If the occasion is a degree smarter — a summer party, a race-day picnic with a dress code, a lunch where the tablecloths are cloth rather than paper — the Banff Penny Loafer in reef or brown suede adds a composed note of occasion. The penny loafer's defined saddle strap gives it more structure than a plain loafer while remaining entirely appropriate to linen.

One rule worth keeping: wear the loafer sockless or with a low no-show sock in summer. A visible sock — particularly a dark one — immediately adds visual weight at the ankle that contradicts the lightness the shoe and trouser are trying to create. Cropped or regular-break linen trousers both work; avoid a trouser that breaks heavily over the shoe in anything this relaxed in weight.

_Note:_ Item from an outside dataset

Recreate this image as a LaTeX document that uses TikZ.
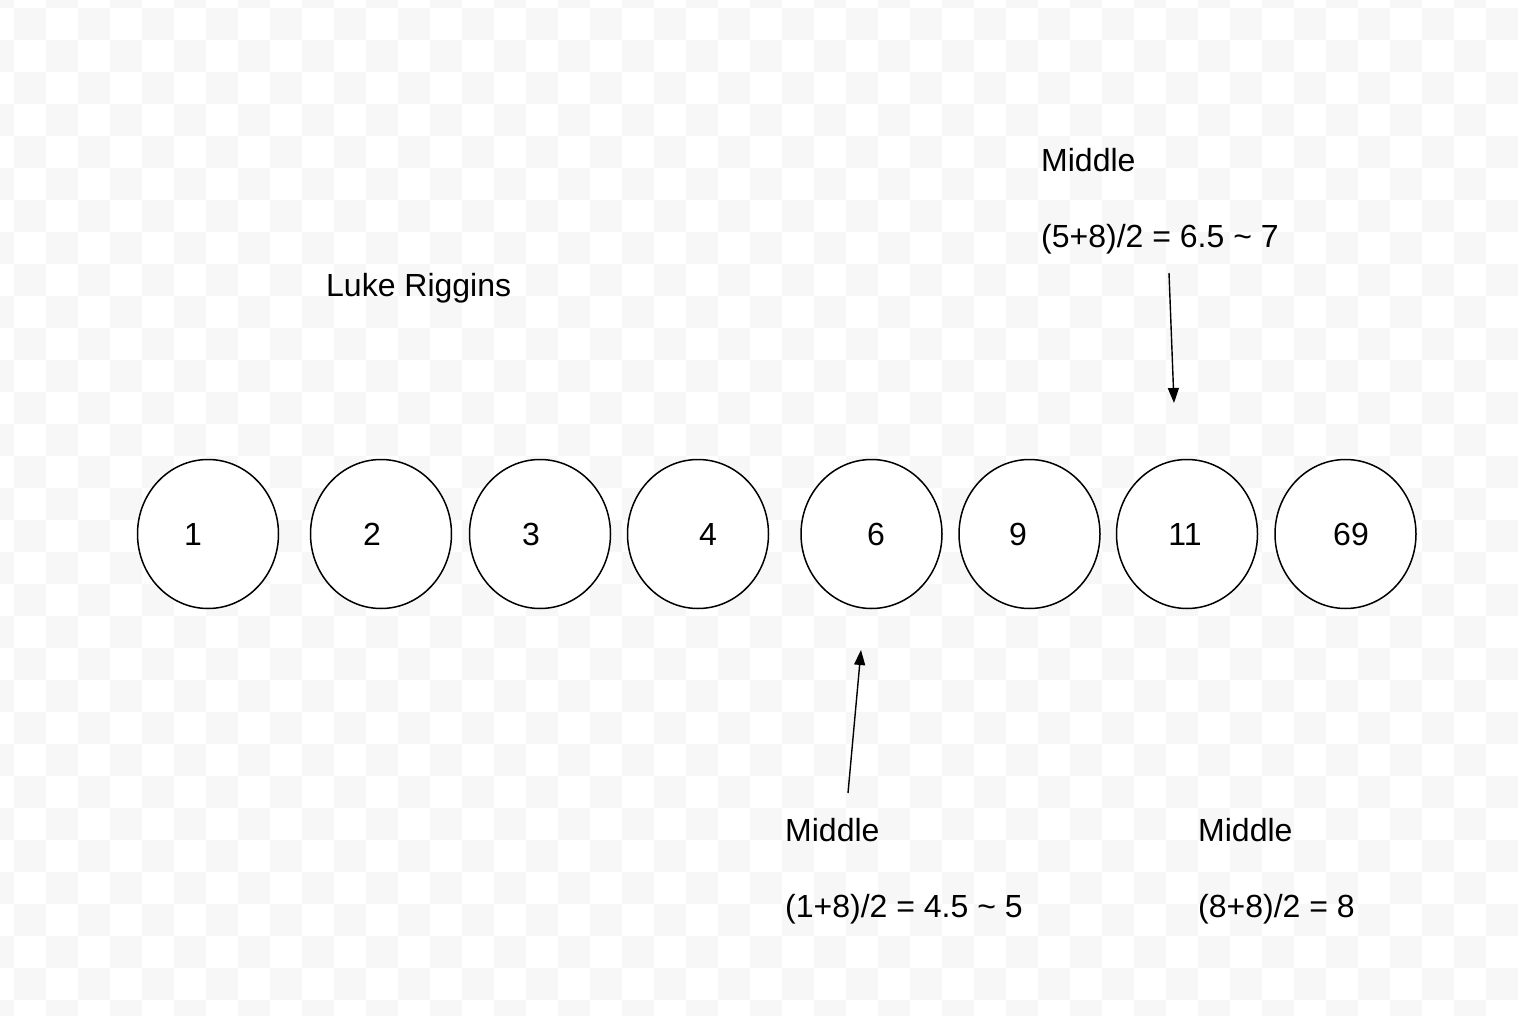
\documentclass[tikz,border=0pt]{standalone}
\usepackage{fontspec}
\setmainfont{Liberation Sans}
\usetikzlibrary{shapes.geometric,arrows.meta}
\definecolor{checkgray}{HTML}{F7F7F7}
\begin{document}
\begin{tikzpicture}[x=1pt,y=-1pt,
  cell/.style={draw,ellipse,fill=white,line width=1.5pt,minimum width=141pt,minimum height=149pt,inner sep=0pt},
  num/.style={anchor=base,inner sep=0pt,font=\fontsize{32}{38}\selectfont},
  txt/.style={anchor=base west,inner sep=0pt,font=\fontsize{32}{38}\selectfont},
  arr/.style={line width=1.4pt,-{Triangle[length=15pt,width=11pt]}}]
\useasboundingbox (0,0) rectangle (1518,1016);
\begin{scope}
\clip (0,0) rectangle (1518,1016);
\fill[white] (0,0) rectangle (1518,1016);
\foreach \i in {-1,...,47}{
  \foreach \j in {-1,...,31}{
    \pgfmathtruncatemacro\s{mod(\i+\j+4,2)}
    \ifnum\s=0
      \fill[checkgray] ({14+32*\i},{8+32*\j}) rectangle +(32,32);
    \fi
  }
}
\end{scope}
% circles
\node[cell] (c1) at (208,534) {};
\node[cell] (c2) at (381,534) {};
\node[cell] (c3) at (540,534) {};
\node[cell] (c4) at (698,534) {};
\node[cell] (c6) at (871.5,534) {};
\node[cell] (c9) at (1029.5,534) {};
\node[cell] (c11) at (1187,534) {};
\node[cell] (c69) at (1345.5,534) {};
% numbers
\node[num] (n1) at (193,545) {1};
\node[num] (n2) at (372,545) {2};
\node[num] (n3) at (531,545) {3};
\node[num] (n4) at (708,545) {4};
\node[num] (n6) at (876,545) {6};
\node[num] (n9) at (1018,545) {9};
\node[num] (n11) at (1185,545) {11};
\node[num] (n69) at (1351,545) {69};
% texts
\node[txt] (name) at (326,297) {Luke Riggins};
\node[txt] (mtop) at (1041,172) {Middle};
\node[txt] (ftop) at (1041,248) {(5+8)/2 = 6.5 \textasciitilde{} 7};
\node[txt] (mbl) at (785,841) {Middle};
\node[txt] (fbl) at (785,917) {(1+8)/2 = 4.5 \textasciitilde{} 5};
\node[txt] (mbr) at (1198,841) {Middle};
\node[txt] (fbr) at (1198,917) {(8+8)/2 = 8};
% arrows
\coordinate (a1s) at (1169,273);
\coordinate (a1e) at (1174,403);
\coordinate (a2s) at (848,793);
\coordinate (a2e) at (861,650);
\draw[arr] (a1s) -- (a1e);
\draw[arr] (a2s) -- (a2e);
\end{tikzpicture}
\end{document}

Browse the full JWS loafer range →

Brogue Derbies: More Versatile Than They First Appear

Brogues and linen trousers sound, at first consideration, like a slightly awkward pairing — the decorative punch of perforation and medallion against the soft texture of linen. In practice, it works extremely well, provided the brogue is a Derby rather than an Oxford.

The distinction matters structurally. The Oxford's closed lacing creates a formal, close-fitting silhouette that reads too precisely against the relaxed drape of linen. The Derby's open tab construction shares something of the ease of a loafer while still anchoring the foot in a laced shoe — the better choice when the occasion carries a modestly stricter dress code than a slip-on can handle.

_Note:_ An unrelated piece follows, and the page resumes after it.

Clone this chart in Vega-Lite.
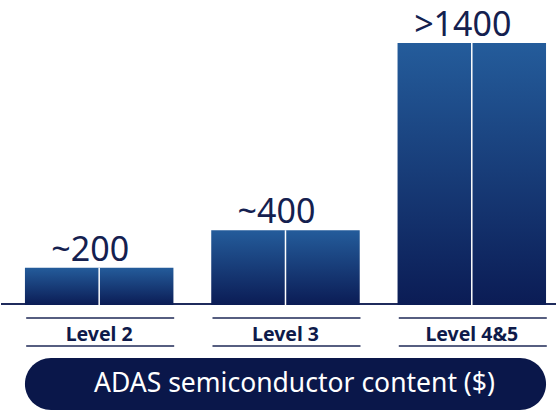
{
  "$schema": "https://vega.github.io/schema/vega-lite/v6.json",
  "width": 557,
  "height": 411,
  "autosize": {"type": "fit", "contains": "padding"},
  "padding": 0,
  "background": "white",
  "config": {"view": {"stroke": null}, "font": "Noto Sans"},
  "data": {
    "values": [
      {"level": "Level 2", "value": 200, "label": "~200"},
      {"level": "Level 3", "value": 400, "label": "~400"},
      {"level": "Level 4&5", "value": 1400, "label": ">1400"}
    ]
  },
  "encoding": {
    "x": {
      "field": "level",
      "type": "nominal",
      "sort": null,
      "axis": null,
      "scale": {"paddingInner": 0.203, "paddingOuter": 0.091, "align": 0.706}
    }
  },
  "layer": [
    {
      "mark": {"type": "rule", "color": "#1f2b5c", "strokeWidth": 2, "yOffset": -1},
      "encoding": {"x": null, "y": {"datum": 0, "type": "quantitative", "scale": {"domain": [-566, 1630], "nice": false, "zero": false}, "axis": null}}
    },
    {
      "mark": {
        "type": "bar",
        "color": {
          "gradient": "linear",
          "x1": 0, "y1": 0, "x2": 0, "y2": 1,
          "stops": [
            {"offset": 0, "color": "#245c9b"},
            {"offset": 1, "color": "#0b1c55"}
          ]
        }
      },
      "encoding": {
        "y": {"field": "value", "type": "quantitative", "axis": null},
        "y2": {"datum": 0}
      }
    },
    {
      "mark": {"type": "rule", "color": "white", "strokeWidth": 1.5},
      "encoding": {
        "y": {"field": "value", "type": "quantitative"},
        "y2": {"datum": 0}
      }
    },
    {
      "mark": {"type": "text", "fontSize": 34, "color": "#14204f", "baseline": "alphabetic", "dy": -7, "dx": -9},
      "encoding": {
        "y": {"field": "value", "type": "quantitative"},
        "text": {"field": "label"}
      }
    },
    {
      "mark": {"type": "tick", "color": "#0e1a4a", "thickness": 2, "size": 148, "xOffset": 1, "yOffset": 13},
      "encoding": {"y": {"datum": 0, "type": "quantitative"}}
    },
    {
      "mark": {"type": "tick", "color": "#0e1a4a", "thickness": 2, "size": 148, "xOffset": 1, "yOffset": 41},
      "encoding": {"y": {"datum": 0, "type": "quantitative"}}
    },
    {
      "mark": {"type": "text", "fontSize": 19.5, "fontWeight": "bold", "color": "#0e1a4a", "baseline": "alphabetic", "dy": 36},
      "encoding": {
        "y": {"datum": 0, "type": "quantitative"},
        "text": {"field": "level"}
      }
    },
    {
      "data": {"values": [{"title": "ADAS semiconductor content ($)", "from": "Level 2", "to": "Level 4&5"}]},
      "layer": [
        {
          "mark": {"type": "bar", "color": "#0a174a", "cornerRadius": 26},
          "encoding": {
            "x": {"field": "from", "type": "nominal", "bandPosition": 0},
            "x2": {"field": "to", "bandPosition": 1},
            "y": {"datum": -283, "type": "quantitative"},
            "y2": {"datum": -561}
          }
        },
        {
          "mark": {"type": "text", "fontSize": 26.5, "color": "white", "baseline": "middle", "dx": 9},
          "encoding": {
            "x": {"datum": "Level 3"},
            "y": {"datum": -422, "type": "quantitative"},
            "text": {"field": "title"}
          }
        }
      ]
    }
  ]
}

The Stokes Brogue Derby Shoes in tan are arguably the most adaptable summer shoe in the JWS range when paired with linen. Tan broguing against stone, cream, or oatmeal linen is a reliably good-looking combination — traditional enough to read as intentional, relaxed enough to suit the fabric's mood. In brown they anchor navy or darker linen trousers with equal ease. If you want something between the freedom of a loafer and the structure of a plain Derby, the brogue Derby is the answer.

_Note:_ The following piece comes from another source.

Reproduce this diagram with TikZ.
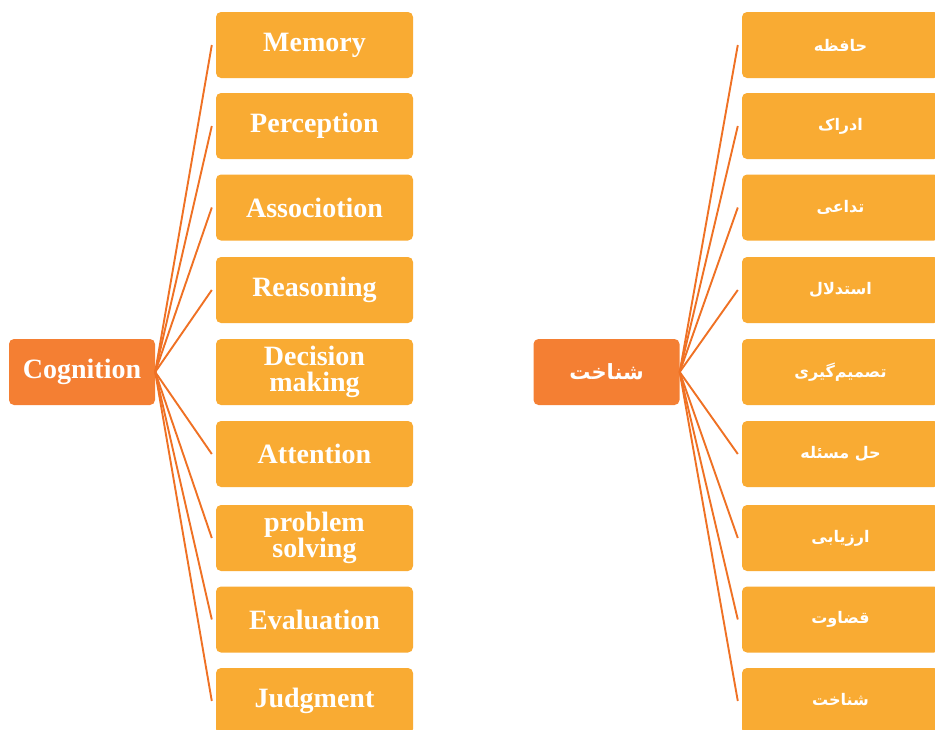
\documentclass[tikz,border=0pt]{standalone}
\usepackage{fontspec}
\setmainfont{Liberation Serif}
\newfontfamily\fafont[Script=Arabic]{DejaVu Sans}
\TeXXeTstate=1
\definecolor{boxc}{HTML}{F9AB33}
\definecolor{hubc}{HTML}{F47F33}
\definecolor{linec}{HTML}{EF7124}
\begin{document}
\begin{tikzpicture}[x=1pt,y=-1pt,
  leaf/.style={fill=boxc,rounded corners=5pt,minimum width=197pt,minimum height=66pt,inner sep=0pt,text=white,align=center},
  en/.style={leaf,font=\fontsize{28}{26}\selectfont\bfseries},
  fa/.style={leaf,font=\fontsize{16}{18}\selectfont\fafont\bfseries},
  hub/.style={fill=hubc,rounded corners=5pt,minimum width=146pt,minimum height=66pt,inner sep=0pt,text=white},
  con/.style={draw=linec,line width=1.9pt}]
\useasboundingbox (0,0) rectangle (935,729);
\clip (0,0) rectangle (935,729);
% left
\node[hub,font=\fontsize{28}{30}\selectfont\bfseries] (cog) at (82,372) {Cognition};
\node[en] (l1) at (314.5,45) {Memory};
\node[en] (l2) at (314.5,126) {Perception};
\node[en] (l3) at (314.5,207.5) {Associotion};
\node[en] (l4) at (314.5,290) {Reasoning};
\node[en] (l5) at (314.5,372) {Decision\\making};
\node[en] (l6) at (314.5,454) {Attention};
\node[en] (l7) at (314.5,538) {problem\\solving};
\node[en] (l8) at (314.5,619.5) {Evaluation};
\node[en] (l9) at (314.5,701) {\raisebox{3pt}{Judgment}};
\foreach \i in {1,2,3,4,6,7,8,9} \draw[con] (cog.east) -- ([xshift=-4pt]l\i.west);
% right
\node[hub,font=\fontsize{21}{26}\selectfont\fafont\bfseries] (sh) at (606.5,372) {\beginR شناخت\endR};
\node[fa] (r1) at (840.5,45) {\beginR حافظه\endR};
\node[fa] (r2) at (840.5,126) {\beginR ادراک\endR};
\node[fa] (r3) at (840.5,207.5) {\beginR تداعی\endR};
\node[fa] (r4) at (840.5,290) {\beginR استدلال\endR};
\node[fa] (r5) at (840.5,372) {\beginR تصمیم‌گیری\endR};
\node[fa] (r6) at (840.5,454) {\beginR حل مسئله\endR};
\node[fa] (r7) at (840.5,538) {\beginR ارزیابی\endR};
\node[fa] (r8) at (840.5,619.5) {\beginR قضاوت\endR};
\node[fa] (r9) at (840.5,701) {\raisebox{3pt}{\beginR شناخت\endR}};
\foreach \i in {1,2,3,4,6,7,8,9} \draw[con] (sh.east) -- ([xshift=-4pt]r\i.west);
\end{tikzpicture}
\end{document}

One caution: avoid black brogues with linen. It introduces a formality the outfit can rarely sustain and creates visual weight at the ankle that works directly against the fabric's lightness. If the occasion genuinely demands a black shoe, consider a plain Derby instead — the broguing decoration reads as incongruous in that combination.

Our guide to how to wear brogues covers the full range of contexts if you want a deeper look at the brogue's versatility beyond linen.

Plain Derby Shoes for the Smarter Register

There are occasions where you need linen trousers to work harder — a smarter function, a summer lunch that requires an element of ceremony, an evening where the location demands more than casual implies. In those circumstances, a plain Derby in tan or mid-brown will carry the look where a loafer might not be quite right.

The Jermyn Derby Shoes in tan thread this needle efficiently. The clean cap-toe line is composed enough to anchor a more formal linen combination — navy trousers with a structured shirt, or cream linen with a well-cut linen blazer — without the visual stiffness that an Oxford would impose. The result is a thoroughly smart summer look that still reads as intentionally warm-weather rather than a concession to the heat.

For occasions where linen trousers are working alongside a structured blazer — a garden party where the formality is managed upstairs rather than down — the plain Derby gives you structural anchoring at the foot that prevents the combination from looking undone. The blazer carries the formality; the Derby confirms you intended the linen trousers to be there.

Black plain Derbies are possible in this register if the occasion demands them, but be honest about whether linen is genuinely appropriate before committing. Some events remain incompatible with linen regardless of the shoe.

Colour Pairings That Work in Practice

Linen trousers occupy a narrower palette than chinos — the fabric's texture lends itself naturally to neutral and natural tones, with navy and olive as the bolder choices most commonly stocked. Here is how shoe colour maps onto each:

Stone, cream, and oatmeal linen

Tan, cognac, and warm brown shoes are the natural partner. They share the unhurried quality of the fabric and sit together without effort. Suede in any of these tones works particularly well — its texture flatters linen where a high-shine leather might feel mismatched.

Navy linen

More flexibility here than you might expect. Tan creates a deliberate contrast that reads as confident and warm-season appropriate. Brown is the conservative, always-works option. Wine or deep burgundy is the subtler choice that rewards attention. Navy shoes with navy trousers — unless the shades are very well separated — tends toward a muddle that pleases no one.

Olive and khaki linen

These lean earthy and warm, making brown and tan the instinctive choice. Green suede is an occasional risk that can pay off particularly well — the Ethan in green suede with mid-olive linen is an unusual combination that reads as deliberately stylish rather than coincidental.

White and off-white linen

The broadest pairing options. Nearly any shoe colour will work; structure in the shoe helps anchor what can otherwise be a very light silhouette. Tan loafers are the default; tan or black Derby shoes push it toward the smarter end of the register.

A Note on What Not to Wear

A few combinations are worth naming specifically so they can be set aside:

Heavy Oxford shoes with linen — the closed lacing and formal silhouette create a mismatch with the fabric's inherent relaxedness. On paper it should work with navy linen at a smart occasion; in practice it rarely does without considerable precision elsewhere in the outfit.

Dark socks with sockless-register shoes — as noted above, this immediately undermines the lightness the whole look is built on. If you must wear a sock, white or off-white, or no-show. Nothing dark.

Heavy rubber-soled walking shoes — the weight and utility tread do not correspond to anything in linen's vocabulary. A clean suede chukka is the most dressed-down leather option that still holds together; below that threshold, the tailoring register is lost.